— START —
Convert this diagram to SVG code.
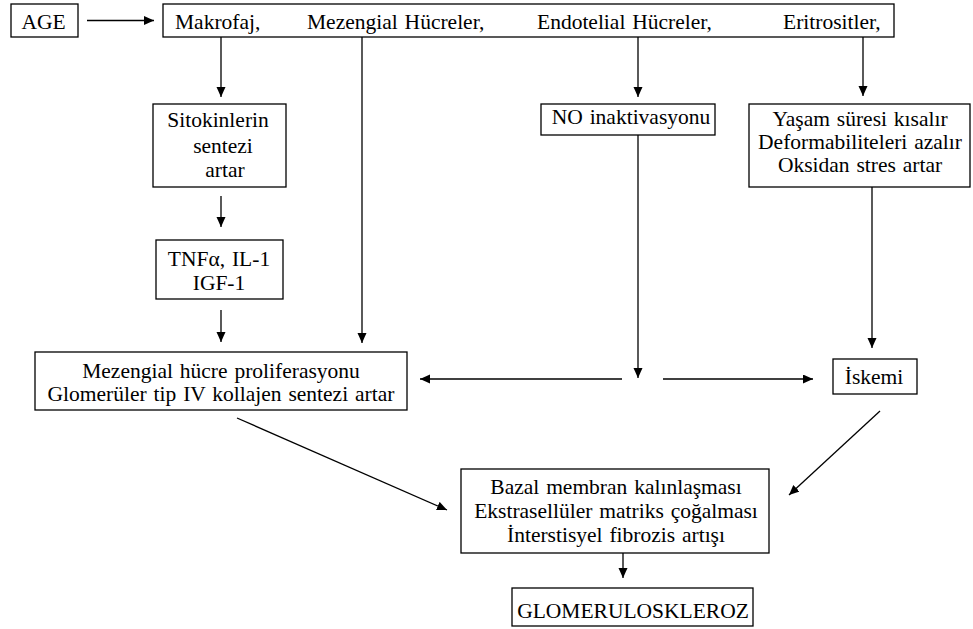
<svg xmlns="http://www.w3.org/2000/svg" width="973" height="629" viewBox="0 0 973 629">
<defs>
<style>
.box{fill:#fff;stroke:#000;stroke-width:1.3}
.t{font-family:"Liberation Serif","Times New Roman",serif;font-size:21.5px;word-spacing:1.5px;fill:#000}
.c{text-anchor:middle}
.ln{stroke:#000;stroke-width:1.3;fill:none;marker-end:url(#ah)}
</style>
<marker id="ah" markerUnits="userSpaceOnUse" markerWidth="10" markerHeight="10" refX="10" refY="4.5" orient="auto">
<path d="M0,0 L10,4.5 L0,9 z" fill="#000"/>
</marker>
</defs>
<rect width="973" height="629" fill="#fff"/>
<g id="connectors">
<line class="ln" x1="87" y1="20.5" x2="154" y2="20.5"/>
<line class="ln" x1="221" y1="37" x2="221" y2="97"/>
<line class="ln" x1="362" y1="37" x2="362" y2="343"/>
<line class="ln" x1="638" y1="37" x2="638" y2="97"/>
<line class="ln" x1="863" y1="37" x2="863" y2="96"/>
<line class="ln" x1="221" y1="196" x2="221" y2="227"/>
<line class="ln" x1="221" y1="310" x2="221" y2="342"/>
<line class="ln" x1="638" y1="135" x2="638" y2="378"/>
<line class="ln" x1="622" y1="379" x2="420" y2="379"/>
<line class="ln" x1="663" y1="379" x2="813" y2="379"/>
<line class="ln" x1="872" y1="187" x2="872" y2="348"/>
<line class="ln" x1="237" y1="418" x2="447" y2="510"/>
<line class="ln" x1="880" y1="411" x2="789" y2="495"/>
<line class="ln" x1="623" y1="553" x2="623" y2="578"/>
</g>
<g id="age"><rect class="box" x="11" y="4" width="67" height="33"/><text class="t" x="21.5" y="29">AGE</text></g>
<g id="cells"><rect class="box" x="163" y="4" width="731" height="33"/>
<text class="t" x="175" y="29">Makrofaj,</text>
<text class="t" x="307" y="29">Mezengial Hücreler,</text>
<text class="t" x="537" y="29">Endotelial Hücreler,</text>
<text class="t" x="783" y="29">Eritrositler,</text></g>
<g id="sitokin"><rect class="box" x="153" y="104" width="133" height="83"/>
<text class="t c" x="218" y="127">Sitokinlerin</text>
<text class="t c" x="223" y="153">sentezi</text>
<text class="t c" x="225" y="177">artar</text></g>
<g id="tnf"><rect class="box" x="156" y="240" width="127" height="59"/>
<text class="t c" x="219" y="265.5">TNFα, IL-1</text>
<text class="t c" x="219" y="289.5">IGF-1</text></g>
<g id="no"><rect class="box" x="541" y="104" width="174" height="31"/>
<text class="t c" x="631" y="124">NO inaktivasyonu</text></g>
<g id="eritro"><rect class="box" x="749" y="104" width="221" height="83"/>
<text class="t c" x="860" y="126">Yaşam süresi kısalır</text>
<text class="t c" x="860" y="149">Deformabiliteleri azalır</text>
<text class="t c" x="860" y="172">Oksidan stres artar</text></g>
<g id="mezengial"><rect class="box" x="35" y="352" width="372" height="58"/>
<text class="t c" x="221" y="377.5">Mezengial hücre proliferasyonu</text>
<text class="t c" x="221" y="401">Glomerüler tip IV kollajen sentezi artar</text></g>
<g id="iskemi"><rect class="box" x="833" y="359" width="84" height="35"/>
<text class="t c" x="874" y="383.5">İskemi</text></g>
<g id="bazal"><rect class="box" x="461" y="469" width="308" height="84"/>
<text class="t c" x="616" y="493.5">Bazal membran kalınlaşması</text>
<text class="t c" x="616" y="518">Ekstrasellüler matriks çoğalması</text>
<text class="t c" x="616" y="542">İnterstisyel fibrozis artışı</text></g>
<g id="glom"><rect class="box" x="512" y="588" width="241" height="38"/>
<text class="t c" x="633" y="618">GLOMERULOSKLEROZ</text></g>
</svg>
— END —
> [REQUIREMENTS] Write out again every line above exactly as given; the pictures do not belong in the copy.

> [WORKED ANSWER]
Convert this diagram to SVG code.
<svg xmlns="http://www.w3.org/2000/svg" width="973" height="629" viewBox="0 0 973 629">
<defs>
<style>
.box{fill:#fff;stroke:#000;stroke-width:1.3}
.t{font-family:"Liberation Serif","Times New Roman",serif;font-size:21.5px;word-spacing:1.5px;fill:#000}
.c{text-anchor:middle}
.ln{stroke:#000;stroke-width:1.3;fill:none;marker-end:url(#ah)}
</style>
<marker id="ah" markerUnits="userSpaceOnUse" markerWidth="10" markerHeight="10" refX="10" refY="4.5" orient="auto">
<path d="M0,0 L10,4.5 L0,9 z" fill="#000"/>
</marker>
</defs>
<rect width="973" height="629" fill="#fff"/>
<g id="connectors">
<line class="ln" x1="87" y1="20.5" x2="154" y2="20.5"/>
<line class="ln" x1="221" y1="37" x2="221" y2="97"/>
<line class="ln" x1="362" y1="37" x2="362" y2="343"/>
<line class="ln" x1="638" y1="37" x2="638" y2="97"/>
<line class="ln" x1="863" y1="37" x2="863" y2="96"/>
<line class="ln" x1="221" y1="196" x2="221" y2="227"/>
<line class="ln" x1="221" y1="310" x2="221" y2="342"/>
<line class="ln" x1="638" y1="135" x2="638" y2="378"/>
<line class="ln" x1="622" y1="379" x2="420" y2="379"/>
<line class="ln" x1="663" y1="379" x2="813" y2="379"/>
<line class="ln" x1="872" y1="187" x2="872" y2="348"/>
<line class="ln" x1="237" y1="418" x2="447" y2="510"/>
<line class="ln" x1="880" y1="411" x2="789" y2="495"/>
<line class="ln" x1="623" y1="553" x2="623" y2="578"/>
</g>
<g id="age"><rect class="box" x="11" y="4" width="67" height="33"/><text class="t" x="21.5" y="29">AGE</text></g>
<g id="cells"><rect class="box" x="163" y="4" width="731" height="33"/>
<text class="t" x="175" y="29">Makrofaj,</text>
<text class="t" x="307" y="29">Mezengial Hücreler,</text>
<text class="t" x="537" y="29">Endotelial Hücreler,</text>
<text class="t" x="783" y="29">Eritrositler,</text></g>
<g id="sitokin"><rect class="box" x="153" y="104" width="133" height="83"/>
<text class="t c" x="218" y="127">Sitokinlerin</text>
<text class="t c" x="223" y="153">sentezi</text>
<text class="t c" x="225" y="177">artar</text></g>
<g id="tnf"><rect class="box" x="156" y="240" width="127" height="59"/>
<text class="t c" x="219" y="265.5">TNFα, IL-1</text>
<text class="t c" x="219" y="289.5">IGF-1</text></g>
<g id="no"><rect class="box" x="541" y="104" width="174" height="31"/>
<text class="t c" x="631" y="124">NO inaktivasyonu</text></g>
<g id="eritro"><rect class="box" x="749" y="104" width="221" height="83"/>
<text class="t c" x="860" y="126">Yaşam süresi kısalır</text>
<text class="t c" x="860" y="149">Deformabiliteleri azalır</text>
<text class="t c" x="860" y="172">Oksidan stres artar</text></g>
<g id="mezengial"><rect class="box" x="35" y="352" width="372" height="58"/>
<text class="t c" x="221" y="377.5">Mezengial hücre proliferasyonu</text>
<text class="t c" x="221" y="401">Glomerüler tip IV kollajen sentezi artar</text></g>
<g id="iskemi"><rect class="box" x="833" y="359" width="84" height="35"/>
<text class="t c" x="874" y="383.5">İskemi</text></g>
<g id="bazal"><rect class="box" x="461" y="469" width="308" height="84"/>
<text class="t c" x="616" y="493.5">Bazal membran kalınlaşması</text>
<text class="t c" x="616" y="518">Ekstrasellüler matriks çoğalması</text>
<text class="t c" x="616" y="542">İnterstisyel fibrozis artışı</text></g>
<g id="glom"><rect class="box" x="512" y="588" width="241" height="38"/>
<text class="t c" x="633" y="618">GLOMERULOSKLEROZ</text></g>
</svg>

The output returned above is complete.